■ **Exercise**: Your answer should be a single number: the count of lines that include "matplotlib".
-------------------------
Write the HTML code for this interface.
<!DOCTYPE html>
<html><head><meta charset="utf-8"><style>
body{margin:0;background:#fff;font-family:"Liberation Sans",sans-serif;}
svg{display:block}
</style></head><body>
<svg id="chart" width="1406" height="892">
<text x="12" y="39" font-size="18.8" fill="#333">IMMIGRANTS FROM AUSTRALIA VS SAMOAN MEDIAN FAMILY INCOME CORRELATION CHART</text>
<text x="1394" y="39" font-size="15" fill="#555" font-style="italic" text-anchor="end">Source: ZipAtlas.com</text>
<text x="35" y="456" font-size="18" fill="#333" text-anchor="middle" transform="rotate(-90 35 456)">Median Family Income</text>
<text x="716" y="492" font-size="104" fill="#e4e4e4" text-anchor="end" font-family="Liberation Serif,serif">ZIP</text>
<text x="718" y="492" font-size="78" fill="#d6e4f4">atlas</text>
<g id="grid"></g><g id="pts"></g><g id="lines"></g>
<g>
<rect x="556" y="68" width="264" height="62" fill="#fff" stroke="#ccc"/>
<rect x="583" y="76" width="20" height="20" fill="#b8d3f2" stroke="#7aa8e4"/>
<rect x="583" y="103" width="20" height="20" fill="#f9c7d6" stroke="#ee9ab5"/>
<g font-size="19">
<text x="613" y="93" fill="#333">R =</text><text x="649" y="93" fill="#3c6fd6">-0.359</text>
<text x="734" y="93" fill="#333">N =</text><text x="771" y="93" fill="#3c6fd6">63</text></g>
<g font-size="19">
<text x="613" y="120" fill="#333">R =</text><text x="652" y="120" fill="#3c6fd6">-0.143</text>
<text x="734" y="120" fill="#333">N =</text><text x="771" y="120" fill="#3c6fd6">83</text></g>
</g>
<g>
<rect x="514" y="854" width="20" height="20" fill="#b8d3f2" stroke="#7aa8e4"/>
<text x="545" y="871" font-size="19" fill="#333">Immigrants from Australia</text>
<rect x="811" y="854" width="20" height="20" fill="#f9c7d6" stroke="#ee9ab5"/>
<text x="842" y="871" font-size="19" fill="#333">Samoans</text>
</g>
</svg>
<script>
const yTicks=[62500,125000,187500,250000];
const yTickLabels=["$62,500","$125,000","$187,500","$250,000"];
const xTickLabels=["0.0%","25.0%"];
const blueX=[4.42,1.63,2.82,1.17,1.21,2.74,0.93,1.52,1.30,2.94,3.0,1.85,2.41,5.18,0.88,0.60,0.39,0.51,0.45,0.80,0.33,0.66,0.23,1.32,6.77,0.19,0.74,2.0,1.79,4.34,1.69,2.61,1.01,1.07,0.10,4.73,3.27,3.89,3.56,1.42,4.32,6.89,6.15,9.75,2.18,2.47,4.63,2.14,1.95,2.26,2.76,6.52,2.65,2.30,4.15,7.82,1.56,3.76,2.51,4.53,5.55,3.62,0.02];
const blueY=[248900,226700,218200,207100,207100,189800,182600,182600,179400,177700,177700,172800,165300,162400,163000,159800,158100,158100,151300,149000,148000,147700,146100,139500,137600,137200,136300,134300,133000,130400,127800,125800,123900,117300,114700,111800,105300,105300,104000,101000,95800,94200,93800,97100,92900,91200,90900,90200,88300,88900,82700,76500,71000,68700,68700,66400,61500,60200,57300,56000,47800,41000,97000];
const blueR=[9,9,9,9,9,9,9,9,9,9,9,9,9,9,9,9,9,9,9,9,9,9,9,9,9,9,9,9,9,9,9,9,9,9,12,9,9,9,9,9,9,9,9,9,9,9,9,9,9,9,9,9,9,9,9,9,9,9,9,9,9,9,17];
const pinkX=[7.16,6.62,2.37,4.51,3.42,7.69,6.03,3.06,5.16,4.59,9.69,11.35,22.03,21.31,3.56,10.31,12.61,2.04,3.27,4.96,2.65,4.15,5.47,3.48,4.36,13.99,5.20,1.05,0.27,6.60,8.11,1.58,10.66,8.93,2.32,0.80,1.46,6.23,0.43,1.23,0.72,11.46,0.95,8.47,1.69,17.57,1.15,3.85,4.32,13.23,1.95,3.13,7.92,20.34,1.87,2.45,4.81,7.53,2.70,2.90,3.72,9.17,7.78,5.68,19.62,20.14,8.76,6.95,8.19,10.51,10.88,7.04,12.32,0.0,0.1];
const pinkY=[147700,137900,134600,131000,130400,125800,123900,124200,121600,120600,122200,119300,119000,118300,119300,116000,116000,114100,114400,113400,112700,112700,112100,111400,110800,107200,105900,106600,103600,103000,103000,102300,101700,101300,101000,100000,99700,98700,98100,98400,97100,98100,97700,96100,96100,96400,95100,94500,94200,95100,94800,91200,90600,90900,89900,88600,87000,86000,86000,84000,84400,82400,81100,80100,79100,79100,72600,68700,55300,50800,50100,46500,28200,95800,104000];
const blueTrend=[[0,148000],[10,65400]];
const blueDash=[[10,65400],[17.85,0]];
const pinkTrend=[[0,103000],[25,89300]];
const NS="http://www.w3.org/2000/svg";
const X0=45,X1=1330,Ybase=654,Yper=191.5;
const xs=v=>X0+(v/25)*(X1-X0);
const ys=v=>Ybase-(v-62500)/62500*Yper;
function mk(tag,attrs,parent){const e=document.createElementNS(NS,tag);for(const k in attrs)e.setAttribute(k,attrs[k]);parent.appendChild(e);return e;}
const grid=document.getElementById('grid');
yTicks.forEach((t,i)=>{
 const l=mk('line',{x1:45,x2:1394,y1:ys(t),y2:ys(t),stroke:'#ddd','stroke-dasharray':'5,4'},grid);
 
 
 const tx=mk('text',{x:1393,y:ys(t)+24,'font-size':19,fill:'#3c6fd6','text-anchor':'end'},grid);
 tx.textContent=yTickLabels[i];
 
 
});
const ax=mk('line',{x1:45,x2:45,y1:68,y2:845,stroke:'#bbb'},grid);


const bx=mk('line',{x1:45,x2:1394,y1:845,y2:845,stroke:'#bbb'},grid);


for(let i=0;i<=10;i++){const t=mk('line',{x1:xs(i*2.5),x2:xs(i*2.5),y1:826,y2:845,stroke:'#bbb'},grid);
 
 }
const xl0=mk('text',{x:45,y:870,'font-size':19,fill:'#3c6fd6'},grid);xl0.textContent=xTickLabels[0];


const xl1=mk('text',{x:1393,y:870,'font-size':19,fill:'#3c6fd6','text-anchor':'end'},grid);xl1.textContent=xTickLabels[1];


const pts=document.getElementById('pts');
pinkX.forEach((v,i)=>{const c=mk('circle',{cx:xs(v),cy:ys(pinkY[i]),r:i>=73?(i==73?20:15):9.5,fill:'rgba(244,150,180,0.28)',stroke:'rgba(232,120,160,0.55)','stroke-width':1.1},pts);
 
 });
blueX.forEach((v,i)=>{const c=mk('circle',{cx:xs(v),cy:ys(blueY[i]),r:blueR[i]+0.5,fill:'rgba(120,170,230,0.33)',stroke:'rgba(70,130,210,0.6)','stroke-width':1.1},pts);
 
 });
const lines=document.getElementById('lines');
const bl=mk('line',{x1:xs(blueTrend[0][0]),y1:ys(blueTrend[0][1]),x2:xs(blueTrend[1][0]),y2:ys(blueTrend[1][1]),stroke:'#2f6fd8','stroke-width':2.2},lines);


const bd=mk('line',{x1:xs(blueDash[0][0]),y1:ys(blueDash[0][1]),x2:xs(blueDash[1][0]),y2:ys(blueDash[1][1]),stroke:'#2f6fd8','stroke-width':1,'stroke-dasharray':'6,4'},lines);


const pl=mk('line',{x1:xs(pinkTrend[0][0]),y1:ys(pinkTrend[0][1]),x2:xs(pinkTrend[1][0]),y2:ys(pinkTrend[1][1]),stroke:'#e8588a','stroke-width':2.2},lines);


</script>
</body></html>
-------------------------
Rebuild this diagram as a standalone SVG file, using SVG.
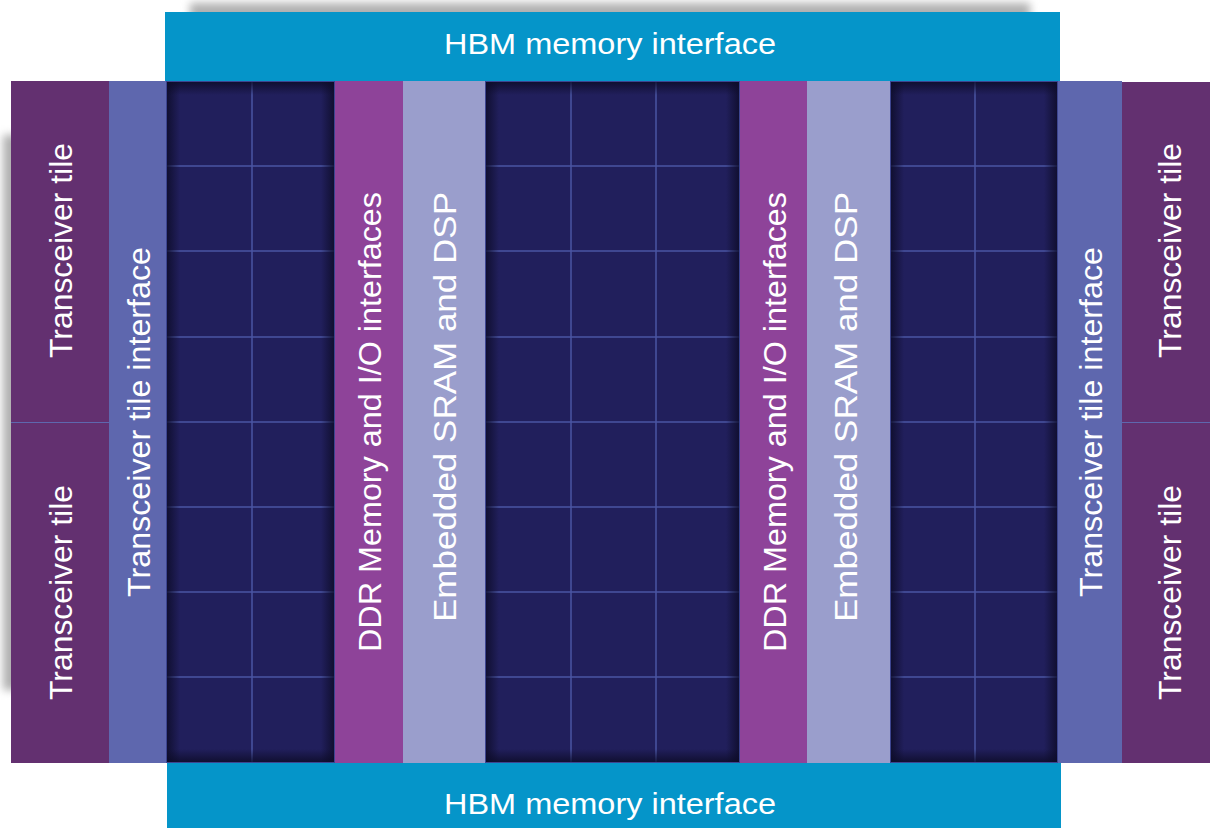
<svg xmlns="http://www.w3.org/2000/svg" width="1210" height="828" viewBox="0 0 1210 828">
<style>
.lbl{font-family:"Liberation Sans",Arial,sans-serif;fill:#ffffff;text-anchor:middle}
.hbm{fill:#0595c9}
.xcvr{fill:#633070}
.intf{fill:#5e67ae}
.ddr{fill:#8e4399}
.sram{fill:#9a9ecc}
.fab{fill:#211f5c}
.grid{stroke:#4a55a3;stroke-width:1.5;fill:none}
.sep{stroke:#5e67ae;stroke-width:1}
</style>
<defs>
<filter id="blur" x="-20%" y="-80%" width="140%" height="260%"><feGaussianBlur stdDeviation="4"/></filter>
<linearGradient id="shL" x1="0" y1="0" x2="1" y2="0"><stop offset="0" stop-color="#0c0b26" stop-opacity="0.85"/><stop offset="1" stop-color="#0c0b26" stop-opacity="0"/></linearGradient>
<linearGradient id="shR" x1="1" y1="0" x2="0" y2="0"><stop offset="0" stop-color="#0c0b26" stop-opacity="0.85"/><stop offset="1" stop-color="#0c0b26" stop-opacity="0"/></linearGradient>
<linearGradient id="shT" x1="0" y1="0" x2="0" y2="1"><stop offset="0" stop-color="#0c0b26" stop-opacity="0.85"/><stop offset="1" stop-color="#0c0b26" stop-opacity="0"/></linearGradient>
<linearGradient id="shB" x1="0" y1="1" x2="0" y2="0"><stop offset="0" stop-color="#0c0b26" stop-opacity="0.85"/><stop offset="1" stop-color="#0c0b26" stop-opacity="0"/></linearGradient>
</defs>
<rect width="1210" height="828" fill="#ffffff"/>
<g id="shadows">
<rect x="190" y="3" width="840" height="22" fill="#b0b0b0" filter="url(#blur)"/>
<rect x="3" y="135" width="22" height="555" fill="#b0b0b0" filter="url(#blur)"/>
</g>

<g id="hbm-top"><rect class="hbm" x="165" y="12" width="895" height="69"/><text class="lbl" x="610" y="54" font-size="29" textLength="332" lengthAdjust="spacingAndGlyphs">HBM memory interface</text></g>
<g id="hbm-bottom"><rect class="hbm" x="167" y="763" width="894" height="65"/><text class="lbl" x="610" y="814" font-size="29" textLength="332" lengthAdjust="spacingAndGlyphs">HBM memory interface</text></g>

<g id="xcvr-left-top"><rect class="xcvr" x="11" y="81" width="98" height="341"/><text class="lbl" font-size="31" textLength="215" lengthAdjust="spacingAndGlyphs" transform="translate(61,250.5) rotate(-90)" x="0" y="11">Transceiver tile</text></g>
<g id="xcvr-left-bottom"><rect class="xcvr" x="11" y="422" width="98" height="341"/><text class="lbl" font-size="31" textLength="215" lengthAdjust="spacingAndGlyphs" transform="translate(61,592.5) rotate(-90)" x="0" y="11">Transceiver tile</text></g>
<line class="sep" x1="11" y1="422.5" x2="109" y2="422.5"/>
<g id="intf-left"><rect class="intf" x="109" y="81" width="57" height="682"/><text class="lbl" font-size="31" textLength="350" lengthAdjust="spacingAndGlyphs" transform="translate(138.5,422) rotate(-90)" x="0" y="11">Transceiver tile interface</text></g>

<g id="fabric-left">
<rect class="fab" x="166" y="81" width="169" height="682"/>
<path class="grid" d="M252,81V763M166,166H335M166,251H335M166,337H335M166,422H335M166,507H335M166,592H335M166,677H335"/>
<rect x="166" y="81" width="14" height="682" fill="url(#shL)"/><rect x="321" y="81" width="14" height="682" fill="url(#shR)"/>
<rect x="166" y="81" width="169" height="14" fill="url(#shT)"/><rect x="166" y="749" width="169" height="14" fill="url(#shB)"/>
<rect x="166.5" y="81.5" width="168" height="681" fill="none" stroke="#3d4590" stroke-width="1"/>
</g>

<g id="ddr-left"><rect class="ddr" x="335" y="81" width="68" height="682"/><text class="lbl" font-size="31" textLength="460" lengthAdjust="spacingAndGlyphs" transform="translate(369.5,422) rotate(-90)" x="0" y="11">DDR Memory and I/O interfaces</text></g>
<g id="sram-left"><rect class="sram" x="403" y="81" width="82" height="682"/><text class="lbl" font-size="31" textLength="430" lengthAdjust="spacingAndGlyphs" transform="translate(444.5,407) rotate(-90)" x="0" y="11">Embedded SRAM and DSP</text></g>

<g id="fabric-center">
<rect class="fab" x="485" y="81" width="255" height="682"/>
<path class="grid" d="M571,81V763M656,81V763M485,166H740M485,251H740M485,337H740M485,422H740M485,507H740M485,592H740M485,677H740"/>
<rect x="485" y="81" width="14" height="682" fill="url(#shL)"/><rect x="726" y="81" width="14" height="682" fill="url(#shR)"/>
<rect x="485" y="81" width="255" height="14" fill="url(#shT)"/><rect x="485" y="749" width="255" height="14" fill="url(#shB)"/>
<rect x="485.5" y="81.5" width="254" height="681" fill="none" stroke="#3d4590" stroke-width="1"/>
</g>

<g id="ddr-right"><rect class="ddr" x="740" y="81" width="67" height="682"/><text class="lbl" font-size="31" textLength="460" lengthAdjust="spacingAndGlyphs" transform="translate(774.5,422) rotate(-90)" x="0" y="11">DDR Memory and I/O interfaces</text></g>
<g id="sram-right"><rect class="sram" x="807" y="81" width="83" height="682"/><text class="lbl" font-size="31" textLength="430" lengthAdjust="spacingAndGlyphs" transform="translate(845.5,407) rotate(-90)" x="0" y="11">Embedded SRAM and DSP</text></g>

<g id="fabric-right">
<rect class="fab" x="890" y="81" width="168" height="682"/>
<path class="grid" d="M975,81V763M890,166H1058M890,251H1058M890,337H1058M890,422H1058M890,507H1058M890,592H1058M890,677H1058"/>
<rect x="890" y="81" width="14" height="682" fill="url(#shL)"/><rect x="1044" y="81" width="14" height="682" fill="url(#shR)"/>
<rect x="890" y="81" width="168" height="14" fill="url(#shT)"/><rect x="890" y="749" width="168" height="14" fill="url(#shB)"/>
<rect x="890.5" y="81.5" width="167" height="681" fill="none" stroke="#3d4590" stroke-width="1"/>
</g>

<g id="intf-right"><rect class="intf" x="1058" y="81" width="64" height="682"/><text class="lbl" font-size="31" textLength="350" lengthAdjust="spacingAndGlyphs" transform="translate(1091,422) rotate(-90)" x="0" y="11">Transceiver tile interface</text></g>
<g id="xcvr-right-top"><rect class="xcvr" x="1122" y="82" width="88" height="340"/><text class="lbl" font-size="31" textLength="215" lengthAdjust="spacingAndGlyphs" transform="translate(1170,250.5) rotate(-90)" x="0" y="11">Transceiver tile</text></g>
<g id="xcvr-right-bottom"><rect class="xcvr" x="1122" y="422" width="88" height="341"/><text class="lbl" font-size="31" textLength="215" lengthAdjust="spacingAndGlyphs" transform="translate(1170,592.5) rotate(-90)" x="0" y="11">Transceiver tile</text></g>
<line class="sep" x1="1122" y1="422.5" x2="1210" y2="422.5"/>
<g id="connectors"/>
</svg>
-------------------------
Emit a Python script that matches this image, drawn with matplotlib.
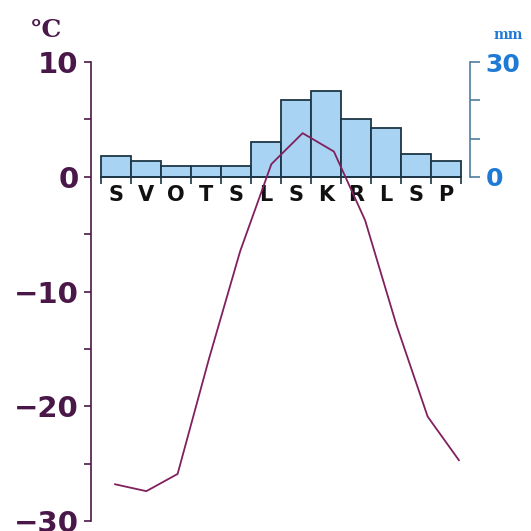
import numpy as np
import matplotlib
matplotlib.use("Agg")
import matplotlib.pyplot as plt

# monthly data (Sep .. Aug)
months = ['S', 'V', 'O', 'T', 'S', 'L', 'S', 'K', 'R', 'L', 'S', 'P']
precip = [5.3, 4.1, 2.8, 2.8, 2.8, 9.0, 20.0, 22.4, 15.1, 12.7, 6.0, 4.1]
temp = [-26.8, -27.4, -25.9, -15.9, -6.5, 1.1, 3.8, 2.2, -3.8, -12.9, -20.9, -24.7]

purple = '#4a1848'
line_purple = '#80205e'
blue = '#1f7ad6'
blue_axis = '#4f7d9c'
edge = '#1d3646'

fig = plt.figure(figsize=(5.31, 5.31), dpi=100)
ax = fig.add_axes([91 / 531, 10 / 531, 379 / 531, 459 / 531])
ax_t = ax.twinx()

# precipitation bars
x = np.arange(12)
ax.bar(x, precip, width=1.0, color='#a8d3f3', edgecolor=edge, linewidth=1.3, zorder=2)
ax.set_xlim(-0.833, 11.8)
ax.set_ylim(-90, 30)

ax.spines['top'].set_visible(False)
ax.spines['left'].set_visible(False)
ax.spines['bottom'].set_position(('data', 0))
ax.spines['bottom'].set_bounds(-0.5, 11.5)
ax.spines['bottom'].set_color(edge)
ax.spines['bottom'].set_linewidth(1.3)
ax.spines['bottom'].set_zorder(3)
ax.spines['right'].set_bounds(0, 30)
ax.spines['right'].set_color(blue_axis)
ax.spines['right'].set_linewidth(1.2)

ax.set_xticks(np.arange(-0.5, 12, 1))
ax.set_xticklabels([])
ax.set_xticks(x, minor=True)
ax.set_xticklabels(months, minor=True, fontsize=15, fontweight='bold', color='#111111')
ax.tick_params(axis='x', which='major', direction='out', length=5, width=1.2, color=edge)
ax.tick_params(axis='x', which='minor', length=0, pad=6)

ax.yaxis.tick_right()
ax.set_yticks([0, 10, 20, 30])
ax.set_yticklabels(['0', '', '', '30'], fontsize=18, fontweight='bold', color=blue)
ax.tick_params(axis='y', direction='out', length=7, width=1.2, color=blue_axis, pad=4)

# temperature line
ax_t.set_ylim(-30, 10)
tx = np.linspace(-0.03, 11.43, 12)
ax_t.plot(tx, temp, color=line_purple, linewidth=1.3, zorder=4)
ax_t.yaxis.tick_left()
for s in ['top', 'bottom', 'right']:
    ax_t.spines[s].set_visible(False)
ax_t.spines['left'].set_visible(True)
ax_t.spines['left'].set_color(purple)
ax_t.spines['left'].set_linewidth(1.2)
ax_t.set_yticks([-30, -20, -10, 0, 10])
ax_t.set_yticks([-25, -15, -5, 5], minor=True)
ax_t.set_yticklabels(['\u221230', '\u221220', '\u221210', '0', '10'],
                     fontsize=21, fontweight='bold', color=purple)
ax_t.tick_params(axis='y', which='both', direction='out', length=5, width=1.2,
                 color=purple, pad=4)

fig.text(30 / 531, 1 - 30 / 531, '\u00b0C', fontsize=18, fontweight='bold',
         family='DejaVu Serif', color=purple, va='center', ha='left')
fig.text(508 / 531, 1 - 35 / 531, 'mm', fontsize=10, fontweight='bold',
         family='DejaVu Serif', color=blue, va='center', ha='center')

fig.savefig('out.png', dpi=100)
-------------------------
■ **Written solution**: 4